TASK GOAL: Copy the data precisely, character for character, and leave out every picture.

☆ ☆ ☆

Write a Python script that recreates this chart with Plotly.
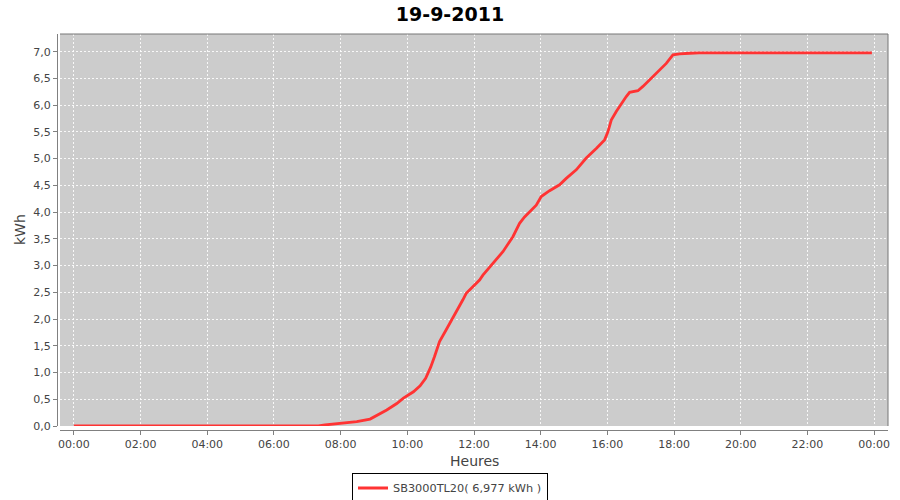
import plotly.graph_objects as go

# ---- data ----
day = "2011-09-19"
times = ["00:00", "07:20", "07:32", "08:00", "08:29", "08:53", "09:08", "09:23", "09:41",
         "09:53", "10:11", "10:23", "10:33", "10:42", "10:49", "10:58", "11:10", "11:20",
         "11:31", "11:40", "11:46", "11:58", "12:10", "12:16", "12:34", "12:52", "13:10",
         "13:22", "13:31", "13:40", "13:52", "14:01", "14:16", "14:34", "14:46", "15:04",
         "15:22", "15:40", "15:55", "16:01", "16:07", "16:16", "16:25", "16:34", "16:40",
         "16:55", "17:04", "17:16", "17:31", "17:46", "17:58", "18:10", "18:28", "18:45",
         "23:56"]
kwh = [0.0, 0.0, 0.02, 0.05, 0.08, 0.13, 0.21, 0.30, 0.42,
       0.52, 0.64, 0.75, 0.89, 1.10, 1.30, 1.58, 1.80, 1.98,
       2.17, 2.36, 2.48, 2.60, 2.73, 2.82, 3.04, 3.26, 3.54,
       3.79, 3.91, 4.01, 4.13, 4.29, 4.40, 4.51, 4.63, 4.79,
       5.01, 5.19, 5.35, 5.50, 5.72, 5.88, 6.03, 6.16, 6.24,
       6.27, 6.35, 6.47, 6.63, 6.78, 6.94, 6.96, 6.97, 6.977,
       6.977]
series_name = "SB3000TL20( 6,977 kWh )"
title_text = "19-9-2011"
x_title = "Heures"
y_title = "kWh"

x_vals = [f"{day} {t}" for t in times]

FONT = "DejaVu Sans"
W, H = 900, 500
ML, MR, MT, MB = 57, 12, 34, 70
PW = W - ML - MR
PH = H - MT - MB

fig = go.Figure()
fig.add_trace(go.Scatter(
    x=x_vals, y=kwh, mode="lines", name=series_name,
    line=dict(color="#FF3333", width=2.8),
))

fig.update_layout(
    width=W, height=H,
    margin=dict(l=ML, r=MR, t=MT, b=MB, autoexpand=False),
    paper_bgcolor="white",
    plot_bgcolor="#CCCCCC",
    separators=", ",
    font=dict(family=FONT, size=11, color="#444444"),
    title=dict(text=title_text, x=0.5, xref="container", xanchor="center",
               y=1 - 14 / H, yref="container", yanchor="middle",
               font=dict(family=FONT, size=19, color="black", weight="bold")),
    showlegend=True,
    legend=dict(orientation="h", x=(450 - ML) / PW, xanchor="center",
                y=(430 - 488) / PH, yanchor="middle",
                bordercolor="black", borderwidth=1, bgcolor="white",
                font=dict(family=FONT, size=11.3, color="#444444"),
                itemwidth=30, tracegroupgap=0),
    xaxis=dict(
        type="date",
        domain=[3 / PW, 1],
        range=["2011-09-18 23:35", "2011-09-20 00:25"],
        tickformat="%H:%M", dtick=7200000, tick0=f"{day} 00:00",
        showgrid=True, gridcolor="rgba(255,255,255,0.85)", griddash="2px,2px", gridwidth=1,
        zeroline=False,
        ticks="outside", ticklen=4, tickcolor="#808080",
        showline=True, linecolor="#808080", linewidth=1,
        anchor="free", position=0,
        tickfont=dict(family=FONT, size=11, color="#444444"),
    ),
    yaxis=dict(
        domain=[4 / PH, 1],
        range=[0, 7.33],
        dtick=0.5, tick0=0, tickformat=".1f",
        showgrid=True, gridcolor="rgba(255,255,255,0.85)", griddash="2px,2px", gridwidth=1,
        zeroline=False,
        ticks="outside", ticklen=4, tickcolor="#808080",
        showline=True, linecolor="#808080", linewidth=1,
        anchor="free", position=0,
        tickfont=dict(family=FONT, size=11, color="#444444"),
    ),
)

# plot outline (top and right)
fig.add_shape(type="line", xref="x domain", yref="y domain", x0=0, x1=1, y0=1, y1=1,
              line=dict(color="#777777", width=1))
fig.add_shape(type="line", xref="x domain", yref="y domain", x0=1, x1=1, y0=0, y1=1,
              line=dict(color="#777777", width=1))

# axis titles
fig.add_annotation(text=x_title, xref="paper", yref="paper",
                   x=(474 - ML) / PW, y=(430 - 461) / PH, xanchor="center", yanchor="middle",
                   showarrow=False, font=dict(family=FONT, size=14, color="#444444"))
fig.add_annotation(text=y_title, xref="paper", yref="paper",
                   x=(20 - ML) / PW, y=(430 - 230) / PH, xanchor="center", yanchor="middle",
                   textangle=-90, showarrow=False,
                   font=dict(family=FONT, size=14, color="#444444"))

fig.write_html("out.html",
               config={"displayModeBar": False},
               post_script="document.body.style.margin='0';document.body.style.padding='0';"
                           "document.body.style.overflow='hidden';")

☆ ☆ ☆

EXERCISE SOLUTION:
Write a Python script that recreates this chart with Plotly.
import plotly.graph_objects as go

# ---- data ----
day = "2011-09-19"
times = ["00:00", "07:20", "07:32", "08:00", "08:29", "08:53", "09:08", "09:23", "09:41",
         "09:53", "10:11", "10:23", "10:33", "10:42", "10:49", "10:58", "11:10", "11:20",
         "11:31", "11:40", "11:46", "11:58", "12:10", "12:16", "12:34", "12:52", "13:10",
         "13:22", "13:31", "13:40", "13:52", "14:01", "14:16", "14:34", "14:46", "15:04",
         "15:22", "15:40", "15:55", "16:01", "16:07", "16:16", "16:25", "16:34", "16:40",
         "16:55", "17:04", "17:16", "17:31", "17:46", "17:58", "18:10", "18:28", "18:45",
         "23:56"]
kwh = [0.0, 0.0, 0.02, 0.05, 0.08, 0.13, 0.21, 0.30, 0.42,
       0.52, 0.64, 0.75, 0.89, 1.10, 1.30, 1.58, 1.80, 1.98,
       2.17, 2.36, 2.48, 2.60, 2.73, 2.82, 3.04, 3.26, 3.54,
       3.79, 3.91, 4.01, 4.13, 4.29, 4.40, 4.51, 4.63, 4.79,
       5.01, 5.19, 5.35, 5.50, 5.72, 5.88, 6.03, 6.16, 6.24,
       6.27, 6.35, 6.47, 6.63, 6.78, 6.94, 6.96, 6.97, 6.977,
       6.977]
series_name = "SB3000TL20( 6,977 kWh )"
title_text = "19-9-2011"
x_title = "Heures"
y_title = "kWh"

x_vals = [f"{day} {t}" for t in times]

FONT = "DejaVu Sans"
W, H = 900, 500
ML, MR, MT, MB = 57, 12, 34, 70
PW = W - ML - MR
PH = H - MT - MB

fig = go.Figure()
fig.add_trace(go.Scatter(
    x=x_vals, y=kwh, mode="lines", name=series_name,
    line=dict(color="#FF3333", width=2.8),
))

fig.update_layout(
    width=W, height=H,
    margin=dict(l=ML, r=MR, t=MT, b=MB, autoexpand=False),
    paper_bgcolor="white",
    plot_bgcolor="#CCCCCC",
    separators=", ",
    font=dict(family=FONT, size=11, color="#444444"),
    title=dict(text=title_text, x=0.5, xref="container", xanchor="center",
               y=1 - 14 / H, yref="container", yanchor="middle",
               font=dict(family=FONT, size=19, color="black", weight="bold")),
    showlegend=True,
    legend=dict(orientation="h", x=(450 - ML) / PW, xanchor="center",
                y=(430 - 488) / PH, yanchor="middle",
                bordercolor="black", borderwidth=1, bgcolor="white",
                font=dict(family=FONT, size=11.3, color="#444444"),
                itemwidth=30, tracegroupgap=0),
    xaxis=dict(
        type="date",
        domain=[3 / PW, 1],
        range=["2011-09-18 23:35", "2011-09-20 00:25"],
        tickformat="%H:%M", dtick=7200000, tick0=f"{day} 00:00",
        showgrid=True, gridcolor="rgba(255,255,255,0.85)", griddash="2px,2px", gridwidth=1,
        zeroline=False,
        ticks="outside", ticklen=4, tickcolor="#808080",
        showline=True, linecolor="#808080", linewidth=1,
        anchor="free", position=0,
        tickfont=dict(family=FONT, size=11, color="#444444"),
    ),
    yaxis=dict(
        domain=[4 / PH, 1],
        range=[0, 7.33],
        dtick=0.5, tick0=0, tickformat=".1f",
        showgrid=True, gridcolor="rgba(255,255,255,0.85)", griddash="2px,2px", gridwidth=1,
        zeroline=False,
        ticks="outside", ticklen=4, tickcolor="#808080",
        showline=True, linecolor="#808080", linewidth=1,
        anchor="free", position=0,
        tickfont=dict(family=FONT, size=11, color="#444444"),
    ),
)

# plot outline (top and right)
fig.add_shape(type="line", xref="x domain", yref="y domain", x0=0, x1=1, y0=1, y1=1,
              line=dict(color="#777777", width=1))
fig.add_shape(type="line", xref="x domain", yref="y domain", x0=1, x1=1, y0=0, y1=1,
              line=dict(color="#777777", width=1))

# axis titles
fig.add_annotation(text=x_title, xref="paper", yref="paper",
                   x=(474 - ML) / PW, y=(430 - 461) / PH, xanchor="center", yanchor="middle",
                   showarrow=False, font=dict(family=FONT, size=14, color="#444444"))
fig.add_annotation(text=y_title, xref="paper", yref="paper",
                   x=(20 - ML) / PW, y=(430 - 230) / PH, xanchor="center", yanchor="middle",
                   textangle=-90, showarrow=False,
                   font=dict(family=FONT, size=14, color="#444444"))

fig.write_html("out.html",
               config={"displayModeBar": False},
               post_script="document.body.style.margin='0';document.body.style.padding='0';"
                           "document.body.style.overflow='hidden';")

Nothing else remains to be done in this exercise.